Child day care costs to rise by 17%
Parents set to pay around £12k a year to send their child to council-run centres
DAY care costs at councilrun children’s centres in Hillingdon will increase by nearly 17 per cent if the local authority’s budget proposals are approved next week.
Hillingdon Council’s draft budget had originally included an increase of almost 59 per cent, but the authority has now corrected the error on its website.
However, the smaller increase will still mean parents having to pay £47.80 a day per child, rather than £41, as has been the cost since 2003.
For a child being sent to a council-run day care centre every week day, this will equate to an annual cost of £12,428, up from £10,660.
The fees apply to Nestles Avenue Children’s Centre, in Nestles Avenue, Hayes; South Ruislip Early Years Centre, in Queens Walk, South Ruislip; and Uxbridge Early Years Centre, in Park Road, Uxbridge.
One mother, who wished to remain unnamed, said: “It’s a huge, huge impact on parents who pay to send their children to those nurseries.
“It was such a shock and that’s such a big increase when you’ve got children.
“It seems extremely unfair for them to put that pressure on the parents. Some of them will have to move their children.”
Councillor David Simmonds, deputy leader of the council and cabinet member for education and children’s services, blamed the proposed increase on a decision by the Hillingdon Schools Forum, which decides how money is split between the borough’s schools, to pull financial support for the three centres.
Councillor Simmonds said: “As a consequence of this decision, the council included in its budget papers proposals to increase fees so that users of the centres pay the actual cost of the service received, making allowance for the retention of some subsidy for families in particular need, as is the main purpose of the centres.
“Throughout this period, negotiations with the centres and Schools Forum about costs have been continuing and they will do so at the very least until the council’s budget consultation concludes and the council sets its budget on February 26, when a final decision will be taken.”
Councillor Simmonds said all affected parents had been made aware of the changes, but added there remained ‘plenty of time for a change of heart on the part of the Schools Forum, as well as the opportunity to look at centre costs’.
The Schools Forum comprises around 20 representatives from various educational organisations in the borough.
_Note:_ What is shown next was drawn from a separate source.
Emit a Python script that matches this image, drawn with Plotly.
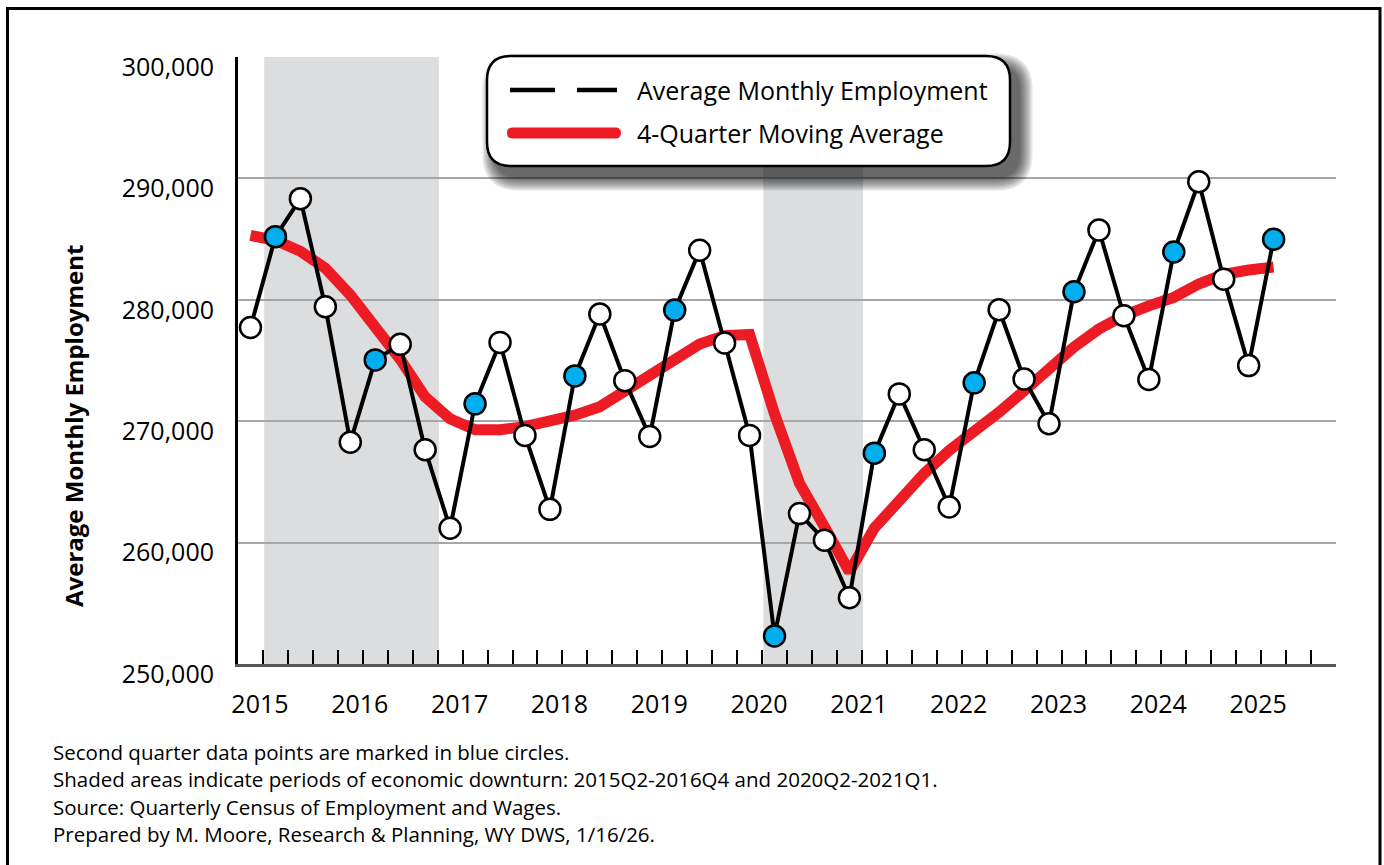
import plotly.graph_objects as go

# ---------------- data ----------------
quarters = [
    "2015Q1", "2015Q2", "2015Q3", "2015Q4",
    "2016Q1", "2016Q2", "2016Q3", "2016Q4",
    "2017Q1", "2017Q2", "2017Q3", "2017Q4",
    "2018Q1", "2018Q2", "2018Q3", "2018Q4",
    "2019Q1", "2019Q2", "2019Q3", "2019Q4",
    "2020Q1", "2020Q2", "2020Q3", "2020Q4",
    "2021Q1", "2021Q2", "2021Q3", "2021Q4",
    "2022Q1", "2022Q2", "2022Q3", "2022Q4",
    "2023Q1", "2023Q2", "2023Q3", "2023Q4",
    "2024Q1", "2024Q2", "2024Q3", "2024Q4",
    "2025Q1", "2025Q2",
]
employment = [
    277720, 285200, 288330, 279430,
    268270, 275050, 276330, 267650,
    261180, 271430, 276490, 268830,
    262740, 273730, 278830, 273340,
    268740, 279150, 284080, 276440,
    268830, 252310, 262390, 260200,
    255460, 267370, 272250, 267650,
    262930, 273160, 279180, 273480,
    269790, 280660, 285750, 278690,
    273430, 283940, 289720, 281700,
    274580, 284990,
]
moving_avg = [
    285300, 284900, 284000, 282600,
    280400, 277900, 275100, 272000,
    270200, 269300, 269300, 269550,
    270000, 270500, 271200, 272500,
    273900, 275150, 276350, 277050,
    277150, 270600, 264900, 261300,
    257600, 261200, 263600, 265700,
    267600, 269100, 270750, 272500,
    274400, 276100, 277600, 278700,
    279500, 280200, 281300, 282100,
    282450, 282700,
]
years = [2015, 2016, 2017, 2018, 2019, 2020, 2021, 2022, 2023, 2024, 2025]
downturns = [("2015Q2", "2016Q4"), ("2020Q2", "2021Q1")]
y_ticks = [250000, 260000, 270000, 280000, 290000, 300000]
last_axis_quarter = "2025Q4"

legend_labels = ["Average Monthly Employment", "4-Quarter Moving Average"]
footnotes = [
    "Second quarter data points are marked in blue circles.",
    "Shaded areas indicate periods of economic downturn: 2015Q2-2016Q4 and 2020Q2-2021Q1.",
    "Source: Quarterly Census of Employment and Wages.",
    "Prepared by M. Moore, Research & Planning, WY DWS, 1/16/26.",
]

# ---------------- helpers ----------------
def qidx(q):
    return (int(q[:4]) - 2015) * 4 + int(q[-1]) - 1

x = [qidx(q) for q in quarters]
n_axis = qidx(last_axis_quarter) + 1
marker_colors = ["#00AEEF" if q.endswith("Q2") else "white" for q in quarters]

W, H = 1384, 865
ML, MR, MT, MB = 238, 48, 57, 201
PW, PH = W - ML - MR, H - MT - MB

def px(xp):
    return (xp - ML) / PW

def py(yp):
    return (MT + PH - yp) / PH

def P(a, b):
    return f"{px(a):.5f},{py(b):.5f}"

def rrect(x0, y0, x1, y1, r):
    return (f"M {P(x0 + r, y0)} L {P(x1 - r, y0)} Q {P(x1, y0)} {P(x1, y0 + r)} "
            f"L {P(x1, y1 - r)} Q {P(x1, y1)} {P(x1 - r, y1)} "
            f"L {P(x0 + r, y1)} Q {P(x0, y1)} {P(x0, y1 - r)} "
            f"L {P(x0, y0 + r)} Q {P(x0, y0)} {P(x0 + r, y0)} Z")

FONT = "Open Sans"

fig = go.Figure()

fig.add_trace(go.Scatter(
    x=x, y=moving_avg, mode="lines",
    line=dict(color="#ED1C24", width=11),
    name=legend_labels[1], hoverinfo="skip",
))
fig.add_trace(go.Scatter(
    x=x, y=employment, mode="lines+markers",
    line=dict(color="black", width=4),
    marker=dict(size=21, color=marker_colors, line=dict(color="black", width=2.5)),
    name=legend_labels[0],
))

shapes = []
for a, b in downturns:
    shapes.append(dict(type="rect", xref="x", yref="paper",
                       x0=qidx(a) - 0.45, x1=qidx(b) + 0.55, y0=0, y1=1,
                       fillcolor="#DCDDDF", line=dict(width=0), layer="below"))

# legend box with shadow
bx0, by0, bx1, by1 = 487, 56, 1010, 166
for i in range(8):
    e = 1.8 * i
    shapes.append(dict(type="path", xref="paper", yref="paper",
                       path=rrect(bx0 + 8 - e, by0 + 10 - e, bx1 + 10 + e, by1 + 12 + e, 24 + e),
                       fillcolor="rgba(0,0,0,0.1)", line=dict(width=0), layer="above"))
shapes.append(dict(type="path", xref="paper", yref="paper",
                   path=rrect(bx0, by0, bx1, by1, 24),
                   fillcolor="white", line=dict(color="black", width=2.5), layer="above"))
# legend symbols
for a, b in [(510, 555), (577, 617)]:
    shapes.append(dict(type="line", xref="paper", yref="paper",
                       x0=px(a), x1=px(b), y0=py(90), y1=py(90),
                       line=dict(color="black", width=4.5), layer="above"))
shapes.append(dict(type="path", xref="paper", yref="paper",
                   path=rrect(507, 127.5, 621, 138.5, 5.5),
                   fillcolor="#ED1C24", line=dict(width=0), layer="above"))
# outer frame
shapes.append(dict(type="rect", xref="paper", yref="paper",
                   x0=px(7.5), x1=px(1380), y0=py(8.5), y1=py(900),
                   line=dict(color="black", width=3), fillcolor="rgba(0,0,0,0)", layer="above"))

annotations = []
for i, (lab, yy) in enumerate(zip(legend_labels, [90, 133])):
    annotations.append(dict(xref="paper", yref="paper", x=px(635), y=py(yy),
                            xanchor="left", yanchor="middle", showarrow=False,
                            text=lab, font=dict(family=FONT, size=25, color="black")))
for i, t in enumerate(footnotes):
    annotations.append(dict(xref="paper", yref="paper", x=px(51), y=py(752 + i * 27.3),
                            xanchor="left", yanchor="middle", showarrow=False,
                            text=t, font=dict(family=FONT, size=20.5, color="black")))
annotations.append(dict(xref="paper", yref="paper", x=px(73), y=py(426),
                        xanchor="center", yanchor="middle", showarrow=False, textangle=-90,
                        text="<b>Average Monthly Employment</b>",
                        font=dict(family=FONT, size=24, color="black")))

tickvals = [k + 0.5 for k in range(n_axis)]
ticktext = [str(2015 + k // 4) if k % 4 == 0 and (2015 + k // 4) in years else "" for k in range(n_axis)]

fig.update_layout(
    width=W, height=H,
    margin=dict(l=ML, r=MR, t=MT, b=MB),
    paper_bgcolor="white", plot_bgcolor="white",
    showlegend=False,
    font=dict(family=FONT, color="black"),
    shapes=shapes, annotations=annotations,
    xaxis=dict(range=[-0.5, n_axis - 0.5], showgrid=False, zeroline=False,
               showline=True, linecolor="#595959", linewidth=3,
               tickmode="array", tickvals=tickvals, ticktext=ticktext,
               ticks="inside", ticklen=14, tickwidth=2, tickcolor="black",
               ticklabelshift=-3, ticklabelstandoff=16,
               tickfont=dict(family=FONT, size=25, color="black")),
    yaxis=dict(range=[250000, 300000], tickvals=y_ticks,
               tickformat=",d", showgrid=True, gridcolor="#A6A6A6", gridwidth=1.5,
               zeroline=False, showline=True, linecolor="black", linewidth=3,
               ticks="", ticklabelshift=10, ticklabelstandoff=16,
               tickfont=dict(family=FONT, size=25, color="black")),
)

fig.write_html("out.html", config={"displayModeBar": False},
               post_script="document.body.style.margin='0';document.body.style.overflow='hidden';")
Its job is to decide how money from central government’s Dedicated Schools Grant is spent.
The forum’s chair, Robert Lobatto, who is also head teacher at Barnhill Community High, in Yeading Lane, Hayes, said some money was being withdrawn because it had not been used for its original intended purpose – to subsidise fees for children with specific care plans.
He said the money, some ‘hundreds of thousands of pounds’, had been allocated for this purpose for at least 15 years, but had more recently been wrongly used to subsidise all day care fees.
his understanding that those parents whose children have specific care plans would continue to receive the same fee subsidies, while others would not, meaning the total subsidy funding for the three centres would drop ‘significantly’.
The council’s cabinet approved the budget proposals in December.
They are now being examined by a policy overview committee and were made subject to a public consultation, which ended on Friday, January 30.
The draft budget will go before full council on February 26.
If approved, these measures will become effective from September 1.